Being the Body of Christ d2 (original) (raw)

People with disabilities embody essential aspects of access to divine equality and justice in church-communities enacting the sacraments’ invitation to God’s passionate inclusion. We illuminate the theological reality that Jean Vanier calls the “way of the heart” (1998). Through our alternative episteme, or mode of knowledge (Isasi-Diaz 2012), Christians with disabilities testify to baptism and Holy Communion’s summons to the symmetrical sharing of power. We demonstrate vital human interdependence and difference by living out what Miroslav Volf calls “double vision” (1996). We show how the Church can address diversity and post-modernity by displaying the “power made perfect in weakness” that Jesus reveals through his ministry, his Cross, and his Resurrection (1 Corinthians 12:9). My presentation, a distillation of my dissertation proposal that will require audiovisual aids, will confront the Church’s acceptance of Western societies’ normative ableism: people with disabilities are excluded from the Church’s life, and so we often refuse to accept its compassionate welcome (Betcher 2007, Block 2002, Eiesland 1994).

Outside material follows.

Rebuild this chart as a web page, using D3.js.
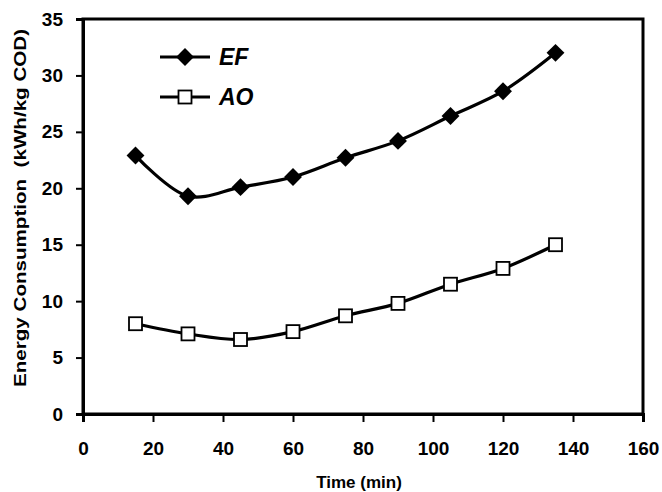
<!doctype html>
<html>
<head>
<meta charset="utf-8">
<title>Energy Consumption</title>
<script src="https://cdnjs.cloudflare.com/ajax/libs/d3/7.8.5/d3.min.js"></script>
<style>
  body { margin: 0; background: #fff; }
  svg text { font-family: "Liberation Sans", Arial, sans-serif; font-weight: bold; fill: #000; }
</style>
</head>
<body>
<div id="chart"></div>
<script>
// data
const times = [15, 30, 45, 60, 75, 90, 105, 120, 135];
const efValues = [22.9, 19.3, 20.1, 21.0, 22.7, 24.2, 26.4, 28.6, 32.0];
const aoValues = [8.0, 7.1, 6.6, 7.3, 8.7, 9.8, 11.5, 12.9, 15.0];
const xTicks = [0, 20, 40, 60, 80, 100, 120, 140, 160];
const yTicks = [0, 5, 10, 15, 20, 25, 30, 35];

const width = 662, height = 492;
const margin = { top: 19, right: 19, bottom: 78, left: 83 };

const svg = d3.select('#chart').append('svg')
  .attr('width', width)
  .attr('height', height);

const x = d3.scaleLinear().domain([0, 160]).range([margin.left, width - margin.right]);
const y = d3.scaleLinear().domain([0, 35]).range([height - margin.bottom, margin.top]);

// frame
svg.append('rect')
  .attr('x', x(0)).attr('y', y(35))
  .attr('width', x(160) - x(0)).attr('height', y(0) - y(35))
  .attr('fill', 'none').attr('stroke', '#000').attr('stroke-width', 3);

// axes
const xAxis = svg.append('g')
  .attr('transform', `translate(0,${y(0)})`)
  .call(d3.axisBottom(x).tickValues(xTicks).tickSize(8).tickPadding(20));
const yAxis = svg.append('g')
  .attr('transform', `translate(${x(0)},0)`)
  .call(d3.axisLeft(y).tickValues(yTicks).tickSize(7).tickPadding(13));

[xAxis, yAxis].forEach(g => {
  g.attr('font-family', null).attr('font-size', null);
  g.select('.domain').attr('stroke-width', 3);
  g.selectAll('.tick line').attr('stroke-width', 2);
  g.selectAll('.tick text').style('font-size', '19px');
});

// axis titles
svg.append('text')
  .attr('x', 359).attr('y', 488)
  .attr('text-anchor', 'middle')
  .style('font-size', '17px')
  .text('Time (min)');

svg.append('text')
  .attr('transform', `translate(26,208) rotate(-90)`)
  .attr('text-anchor', 'middle')
  .attr('textLength', 358)
  .attr('lengthAdjust', 'spacingAndGlyphs')
  .style('font-size', '17px')
  .style('white-space', 'pre')
  .text('Energy Consumption  (kWh/kg COD)');

// lines
const line = d3.line()
  .x(d => x(d[0]))
  .y(d => y(d[1]))
  .curve(d3.curveCatmullRom.alpha(0.5));

const efData = times.map((t, i) => [t, efValues[i]]);
const aoData = times.map((t, i) => [t, aoValues[i]]);

svg.append('path').datum(efData).attr('d', line)
  .attr('fill', 'none').attr('stroke', '#000').attr('stroke-width', 3.2);
svg.append('path').datum(aoData).attr('d', line)
  .attr('fill', 'none').attr('stroke', '#000').attr('stroke-width', 3.2);

// markers
const diamond = d3.symbol().type(d3.symbolSquare).size(160);
svg.selectAll('.ef').data(efData).join('path')
  .attr('class', 'ef')
  .attr('d', diamond)
  .attr('transform', d => `translate(${x(d[0])},${y(d[1])}) rotate(45)`)
  .attr('fill', '#000');

svg.selectAll('.ao').data(aoData).join('rect')
  .attr('class', 'ao')
  .attr('x', d => x(d[0]) - 6.5).attr('y', d => y(d[1]) - 6.5)
  .attr('width', 13).attr('height', 13)
  .attr('fill', '#fff').attr('stroke', '#000').attr('stroke-width', 1.8);

// legend
const legend = svg.append('g');
legend.append('line').attr('x1', 160).attr('x2', 210).attr('y1', 57).attr('y2', 57)
  .attr('stroke', '#000').attr('stroke-width', 3.2);
legend.append('path').attr('d', diamond)
  .attr('transform', 'translate(185,57) rotate(45)').attr('fill', '#000');
legend.append('text').attr('x', 219).attr('y', 65)
  .style('font-size', '23px').style('font-style', 'italic').text('EF');

legend.append('line').attr('x1', 160).attr('x2', 210).attr('y1', 97).attr('y2', 97)
  .attr('stroke', '#000').attr('stroke-width', 3.2);
legend.append('rect').attr('x', 178.5).attr('y', 90.5).attr('width', 13).attr('height', 13)
  .attr('fill', '#fff').attr('stroke', '#000').attr('stroke-width', 1.8);
legend.append('text').attr('x', 219).attr('y', 105)
  .style('font-size', '23px').style('font-style', 'italic').text('AO');
</script>
</body>
</html>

I will engage this dilemma by proposing a transformative and sacramental ecclesiology of disability. First, I will outline a radically-Christocentric theology of embodiment, based in the Hebrew and Christian Scriptures. Second, drawing on Brett Webb-Mitchell’s and Jennie Block’s insights, I will show how the Church has both succeeded and failed to embody this theology in its role as Christ’s earthly Body that includes disability. Third, through Kathy Black’s and Webb-Mitchell’s assertions, I will explore the theological facets of physical, intellectual, emotional, and spiritual access to churchly communities for Christians with disabilities; fourth, calling on Volf and Vanier among others, I will describe the practical and pneumatological aspects of this multifaceted access. Finally, explicating Amos Yong’s pneumatological paradigm, I will create an embodied eschatology of disability.